Сто шагов назад...



Снова – вечер, раскрытое настежь окно, тени по углам в полумраке неосвещенной комнаты, тонкий серп луны за окном, терпкий аромат вина… Весенний ветер – шумный, нахальный, даже на такой высоте пахнущий дорожной пылью, выметающий мусор из закоулков улиц и гадостные мысли из потаенных углов души, норовя швырнуть все это в лицо – просто так, потому что весна, а весной всегда так бывает… Как ни затаптывай поглубже – все равно доберется теплый апрельский ветер и вытащит это наружу, заставляя вздрагивать, словно от холода, тыкаться носом в неразрешимые проблемы – в который раз…
Раньше мне это удавалось – держать себя в руках, вовремя прогонять от себя наваждения недозволенных чувств, не давая им обрести власть надо мной и стать частью моей сущности, которую потом выдирать придется с болью и проклятиями. Сохранять хладнокровие не только для стороннего взгляда, но и в собственных мыслях, чуть ли не гордиться этой своей способностью, как одной из отличительных черт высшего существа, - не поддаваться страстям, от которых существа низшие превращаются в совершенных идиотов со своими слюнявыми радостями или сопливыми страданиями… Раньше удавалось – прихлопнуть эту дурь в зародыше, о ком бы ни шла речь, быстро и практически безболезненно. Отвернуться, вздохнуть с облегчением, и жить дальше – так, как положено блонди. Ледяное спокойствие – залог душевного комфорта. Так должно быть, так правильно.
В какой момент началось это безумие – сейчас уже трудно сказать. В какой момент это перестало быть для меня развлечением и превратилось в болезненное, позорное наваждение, и почему я позволил этому произойти. Возможно, потому, что меньше всего ожидал от себя чего-то подобного, когда речь шла всего лишь о монгреле. Пустое создание, ни мыслей, ни чувств, достойных упоминания; ничего, кроме забавной дерзости, нарочитой грубости по контрасту с хорошо вышколенными петами. Захотелось, как видно, чего-то подобного, словно лимона после приторной сладости. Вот только выбросить эту дрянь вовремя не успел. Монгрел успел занять в моей душе места намного больше, чем он заслуживает. И ведь не в том дело, что мне просто скучно стало или одиноко – я к этому привык, меня это абсолютно устраивало. Что-то есть в нем, какая-то грань характера… она очень редко проявляется, но именно она стала для меня наваждением, наркотиком, моей постыдной тайной – любовью к низшему из низших, к недостойному. Я даже не воспринимаю его как разумное существо, обращаясь с ним именно так, как он того стоит, иногда с излишней даже жестокостью, словно стремясь отыграться на нем за мое унижение… до тех пор, пока не мелькнет в нем то самое, чему я не хочу и пытаться дать определение, но что заставляет меня увидеть в нем – равного… Смешно. Смешно и противно, потому что потом я не могу даже понять, было это или всего лишь привиделось мне.

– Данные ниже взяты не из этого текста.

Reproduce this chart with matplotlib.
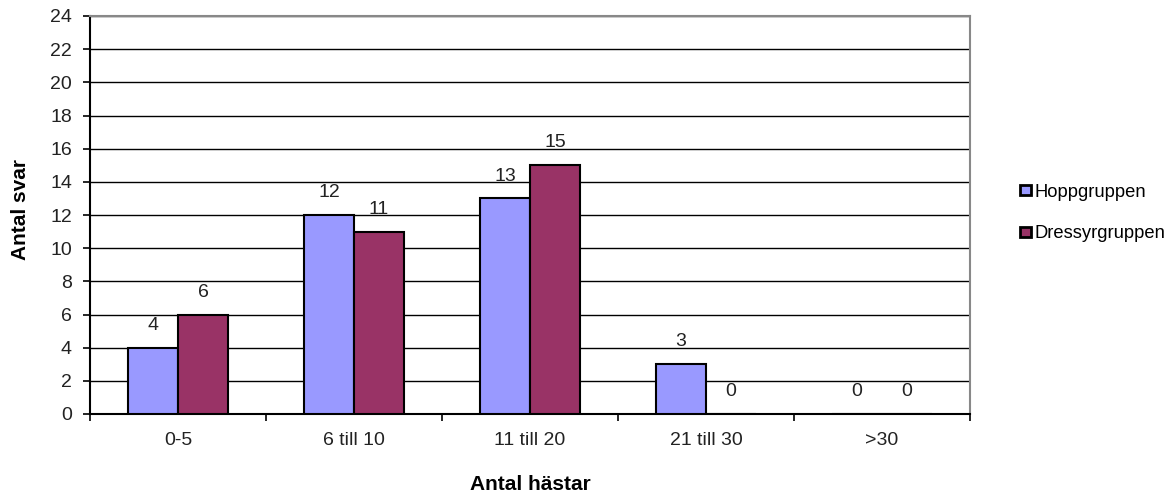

Нет, довольно этого сумасшествия. Оставшаяся трезво-рациональной часть разума требует прекратить творящееся безобразие, пока я сам не докатился до уровня развития среднестатистического монгрела или не натворил чего-либо труднопоправимого. Поэтому я и забираюсь чуть не каждый вечер в эту комнату и устраиваюсь с бокалом у окна, наедине со своими мыслями. Словно прячусь. Не от кого-нибудь, а только лишь от себя. От собственных эмоций при виде этого создания, настолько противоречивых, что я сам не пойму, что мне нужно: швырнуть его лицом об пол, унизить, растоптать, доказать себе наконец, что это всего лишь игрушка, и успокоиться – или вытащить на поверхность то, что мне в нем видится, и вымолить его любовь… Убеждаю себя, что надо выбросить дурь из головы хотя бы на один вечер и отправляться спать – и все равно после приказываю привести его… Добром это не кончится. Нужны более радикальные меры, потому что, пока он здесь, я с собой не справлюсь.
Отпустить. На свободу. Не столько его, сколько себя. Назначить срок – скажем, год. Время и расстояние – великая вещь в таких вопросах. За год или же пройдет это наваждение, или я сумею загнать его в приемлемые рамки.